Figure scripts

★ ★ ★

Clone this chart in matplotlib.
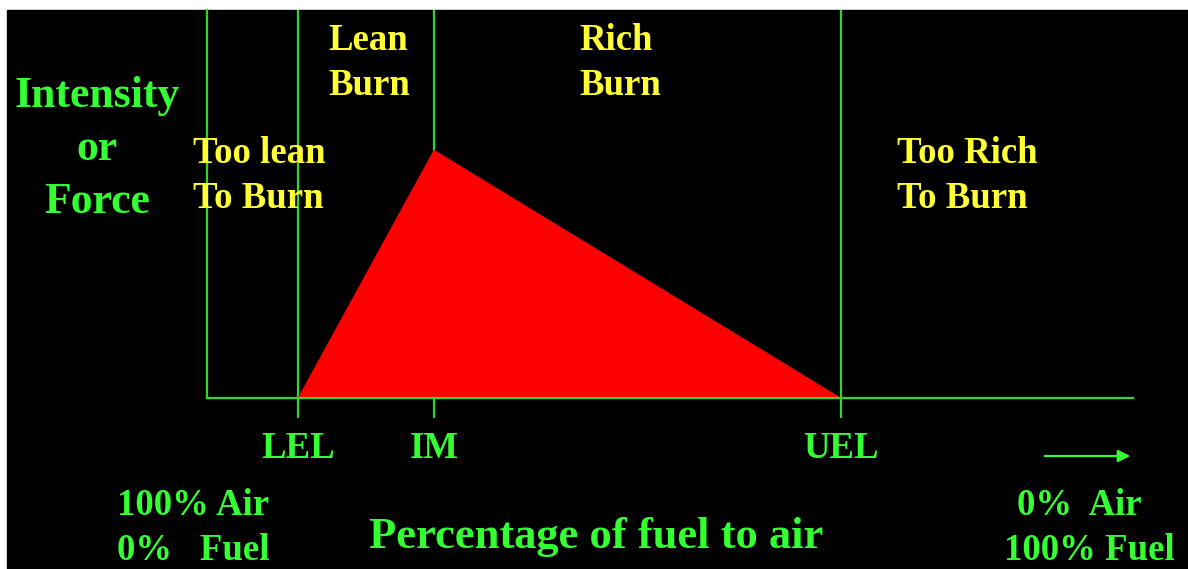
import matplotlib.pyplot as plt
from matplotlib.patches import Rectangle

# positions along the fuel/air axis (0-100) and peak intensity (0-100)
limit_names = ['LEL', 'IM', 'UEL']
limit_pos = [9.8, 24.5, 68.5]
peak_intensity = 64

green = '#33ff33'
line_green = '#2fd82f'
yellow = '#ffff33'
W, H = 1188, 569

plt.rcParams['font.family'] = ['Liberation Serif', 'DejaVu Serif']
plt.rcParams['font.weight'] = 'bold'

fig = plt.figure(figsize=(W / 100, H / 100), dpi=100, facecolor='white')
# black slide area (white strip top and left)
fig.patches.append(Rectangle((7 / W, 0), 1 - 7 / W, (H - 10) / H,
                             transform=fig.transFigure, color='black', zorder=-5))

ax = fig.add_axes([207 / W, 1 - 398 / H, (1133 - 207) / W, (398 - 10) / H])
ax.set_facecolor('none')
ax.set_xlim(0, 100)
ax.set_ylim(0, 100)

for s in ['top', 'right']:
    ax.spines[s].set_visible(False)
for s in ['left', 'bottom']:
    ax.spines[s].set_color(line_green)
    ax.spines[s].set_linewidth(1.6)

# boundary lines
lel, im, uel = limit_pos
ax.axvline(lel, color=line_green, lw=1.6, zorder=1)
ax.axvline(uel, color=line_green, lw=1.6, zorder=1)
ax.axvline(im, color=line_green, lw=1.6, zorder=1)

# flammability triangle
ax.fill([lel, im, uel], [0, peak_intensity, 0], color='#ff0000', zorder=2, lw=0)

ax.set_yticks([])
ax.set_xticks(limit_pos)
ax.set_xticklabels(limit_names, color=green, fontsize=26.5, fontweight='bold')
ax.tick_params(axis='x', direction='out', length=14.4, width=1.6,
               color=line_green, pad=9)


def txt(x, y, s, c, size, ha='left'):
    fig.text(x / W, 1 - y / H, s, color=c, fontsize=size, fontweight='bold',
             ha=ha, va='baseline')


# y label
txt(97, 107, 'Intensity', green, 31.5, 'center')
txt(97, 160, 'or', green, 31.5, 'center')
txt(97, 213, 'Force', green, 31.5, 'center')

# regions
txt(328, 50, 'Lean', yellow, 26.5)
txt(328, 95, 'Burn', yellow, 26.5)
txt(579, 50, 'Rich', yellow, 26.5)
txt(579, 95, 'Burn', yellow, 26.5)
txt(193, 163, 'Too lean', yellow, 26.5)
txt(193, 208, 'To Burn', yellow, 26.5)
txt(897, 163, 'Too Rich', yellow, 26.5)
txt(897, 208, 'To Burn', yellow, 26.5)

# bottom labels
txt(117, 515, '100% Air', green, 26.5)
txt(117, 560, '0%   Fuel', green, 26.5)
txt(1017, 515, '0%  Air', green, 26.5)
txt(1004, 560, '100% Fuel', green, 26.5)
txt(596, 548, 'Percentage of fuel to air', green, 32, 'center')

# direction arrow
ax.annotate('', xy=(1133 / W, 1 - 456 / H), xytext=(1042 / W, 1 - 456 / H),
            xycoords='figure fraction', textcoords='figure fraction',
            arrowprops=dict(arrowstyle='-|>', color=green, lw=1.6,
                            mutation_scale=18))

fig.savefig('out.png', dpi=100, facecolor=fig.get_facecolor())
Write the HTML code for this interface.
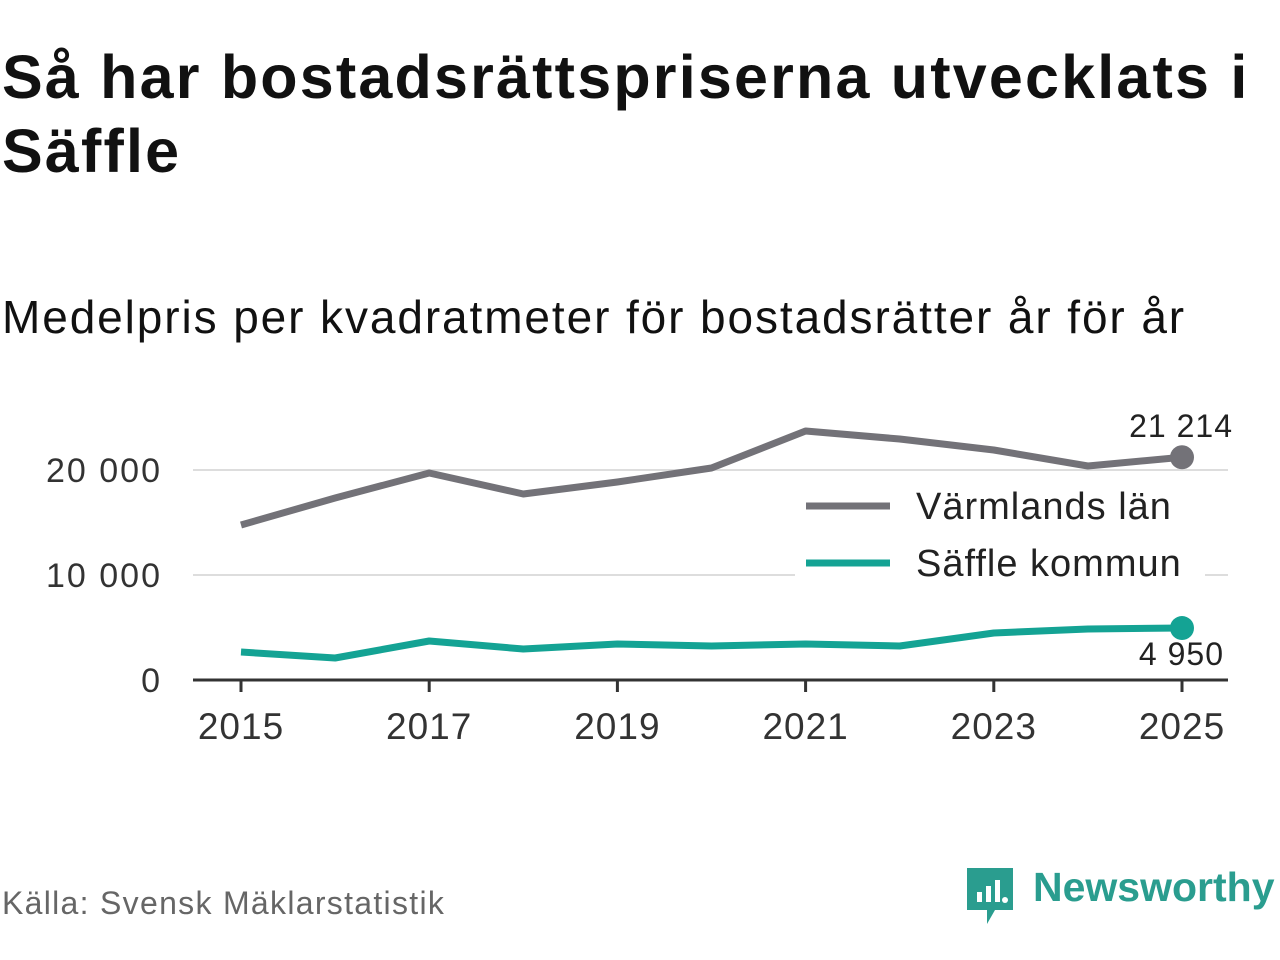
<!DOCTYPE html>
<html><head><meta charset="utf-8"><style>
body{margin:0;width:1280px;height:960px;background:#fff;font-family:"Liberation Sans",sans-serif;overflow:hidden;position:relative}
#title{position:absolute;left:2px;top:40px;font-size:61px;font-weight:bold;line-height:74px;color:#111;letter-spacing:2.2px;white-space:nowrap}
#sub{position:absolute;left:2px;top:290px;font-size:46px;color:#111;letter-spacing:1.9px;white-space:nowrap}
#src{position:absolute;left:2px;top:885px;font-size:32px;color:#666;letter-spacing:1.3px}
</style></head><body>
<div id="title">Så har bostadsrättspriserna utvecklats i<br>Säffle</div>
<div id="sub">Medelpris per kvadratmeter för bostadsrätter år för år</div>
<svg id="chart" width="1280" height="960" style="position:absolute;left:0;top:0"></svg>
<div id="src">Källa: Svensk Mäklarstatistik</div>
<div style="position:absolute;left:965px;top:866px">
<svg width="50" height="60"><path d="M2 2h46v42H30l-8 14v-14H2z" fill="#2a9d8f"/><rect x="12" y="26" width="5" height="10" fill="#fff"/><rect x="21" y="20" width="5" height="16" fill="#fff"/><rect x="30" y="14" width="5" height="22" fill="#fff"/><circle cx="40" cy="34" r="3" fill="#fff"/></svg>
<span style="position:absolute;left:68px;top:-2px;font-size:41px;font-weight:bold;color:#2a9d8f;white-space:nowrap">Newsworthy</span></div>
<script>
const years=[2015,2016,2017,2018,2019,2020,2021,2022,2023,2024,2025];
const lan=[14762,17333,19714,17714,18857,20190,23714,22952,21905,20381,21214];
const kommun=[2667,2095,3714,2952,3429,3238,3429,3238,4476,4857,4950];
const yTicks=[0,10000,20000];
const yTickLabels=["0","10 000","20 000"];
const xTicks=[2015,2017,2019,2021,2023,2025];
const svg=document.getElementById('chart');const NS="http://www.w3.org/2000/svg";
const x=v=>241+(v-2015)*94.1;const y=v=>680-v*0.0105;
function mk(t,a,p){const e=document.createElementNS(NS,t);for(const k in a)e.setAttribute(k,a[k]);(p||svg).appendChild(e);return e;}
yTicks.forEach((t,i)=>{
 if(t>0){const g=mk('line',{x1:193,x2:1228,y1:y(t),y2:y(t),stroke:'#ddd','stroke-width':2});
 
 }
 const l=mk('text',{x:162,y:y(t)+12,'text-anchor':'end','font-size':34,fill:'#333','letter-spacing':2});l.textContent=yTickLabels[i];
 
 
});
const ax=mk('line',{x1:193,x2:1228,y1:680,y2:680,stroke:'#333','stroke-width':3});


xTicks.forEach(t=>{mk('line',{x1:x(t),x2:x(t),y1:680,y2:692,stroke:'#333','stroke-width':3});
 const l=mk('text',{x:x(t),y:739,'text-anchor':'middle','font-size':37,fill:'#333','letter-spacing':1});l.textContent=t;
 
 });
function series(vals,col,name){
 const p=mk('polyline',{points:vals.map((v,i)=>x(years[i])+','+y(v)).join(' '),fill:'none',stroke:col,'stroke-width':7,'stroke-linejoin':'round'});
 
 
 const c=mk('circle',{cx:x(years[10]),cy:y(vals[10]),r:12,fill:col});
 
 
}
series(lan,'#737278','line-varmlands-lan');
series(kommun,'#14a394','line-saffle-kommun');
let t=mk('text',{x:1233,y:437,'text-anchor':'end','font-size':32,fill:'#222','letter-spacing':1});t.textContent=lan[10].toLocaleString('sv-SE').replace(/\s/g,' ');


t=mk('text',{x:1224,y:665,'text-anchor':'end','font-size':32,fill:'#222','letter-spacing':1});t.textContent=kommun[10].toLocaleString('sv-SE').replace(/\s/g,' ');


mk('rect',{x:795,y:480,width:410,height:100,fill:'#fff'});
[['Värmlands län','#737278',506],['Säffle kommun','#14a394',563]].forEach(d=>{
 const g=mk('g',{});
 
 
 mk('line',{x1:806,x2:890,y1:d[2],y2:d[2],stroke:d[1],'stroke-width':7},g);
 const l=mk('text',{x:916,y:d[2]+13,'font-size':38,fill:'#222','letter-spacing':1},g);l.textContent=d[0];
});
</script>
</body></html>
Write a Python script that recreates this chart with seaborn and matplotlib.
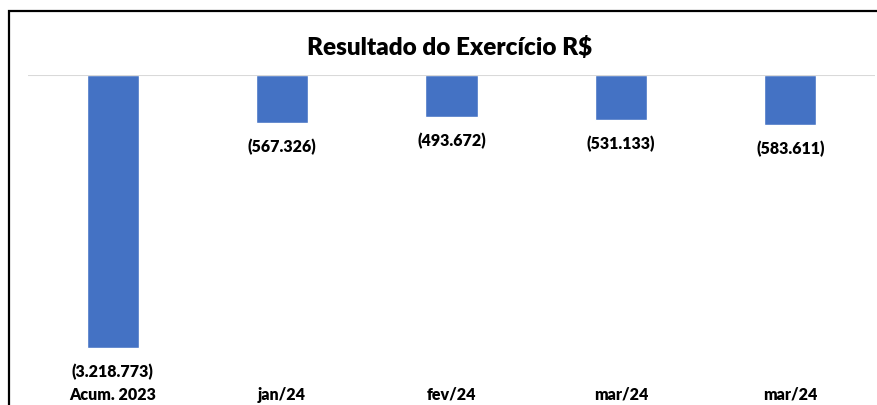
import matplotlib
matplotlib.use("Agg")
import matplotlib.pyplot as plt
import seaborn as sns
import pandas as pd
from matplotlib.patches import Rectangle

categories = ["Acum. 2023", "jan/24", "fev/24", "mar/24", "mar/24"]
values = [-3218773, -567326, -493672, -531133, -583611]
title = "Resultado do Exercício R$"

sns.set_theme(style="white")
plt.rcParams["font.family"] = ["Lato", "DejaVu Sans"]

W, H = 877, 405
fig = plt.figure(figsize=(W / 100, H / 100), dpi=100)
fig.patch.set_facecolor("white")

bottom_px = 381
ax = fig.add_axes([28 / W, 1 - bottom_px / H, (875 - 28) / W, (bottom_px - 75) / H])
df = pd.DataFrame({"cat": range(len(categories)), "val": values})
sns.barplot(data=df, x="cat", y="val", color="#4472C4", width=0.307,
            saturation=1, ax=ax, order=range(len(categories)))
ax.set_xlim(-0.5, len(categories) - 0.5)
ax.set_ylim(-(bottom_px - 75) / 84.82 * 1e6, 0)
ax.axhline(0, color="#D9D9D9", lw=1.5, zorder=3)
for s in ax.spines.values():
    s.set_visible(False)
ax.set_yticks([])
ax.set_xlabel("")
ax.set_ylabel("")
ax.set_xticks(range(len(categories)))
ax.set_xticklabels(categories, fontsize=11.5, fontweight="heavy", color="#000000")
ax.tick_params(axis="x", length=0, pad=4)

for i, v in enumerate(values):
    lab = "(" + f"{abs(v):,}".replace(",", ".") + ")"
    ax.annotate(lab, (i, v), xytext=(0, -17.5), textcoords="offset points",
                ha="center", va="center", fontsize=11.5, fontweight="heavy",
                color="#000000")

fig.text(450 / W, 1 - 47 / H, title, ha="center", va="center",
         fontsize=17.5, fontweight="heavy", color="#000000")

fig.add_artist(Rectangle((8.5 / W, -0.1), 1.2, 1 - 11 / H + 0.1,
                         transform=fig.transFigure, fill=False,
                         edgecolor="black", lw=1.6))

fig.savefig("out.png", dpi=100)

★ ★ ★

- [AIM]: Where a line above contains the word "this", copy that line.

- [EXERCISE ANSWER]:
Clone this chart in matplotlib.
Write the HTML code for this interface.
Write a Python script that recreates this chart with seaborn and matplotlib.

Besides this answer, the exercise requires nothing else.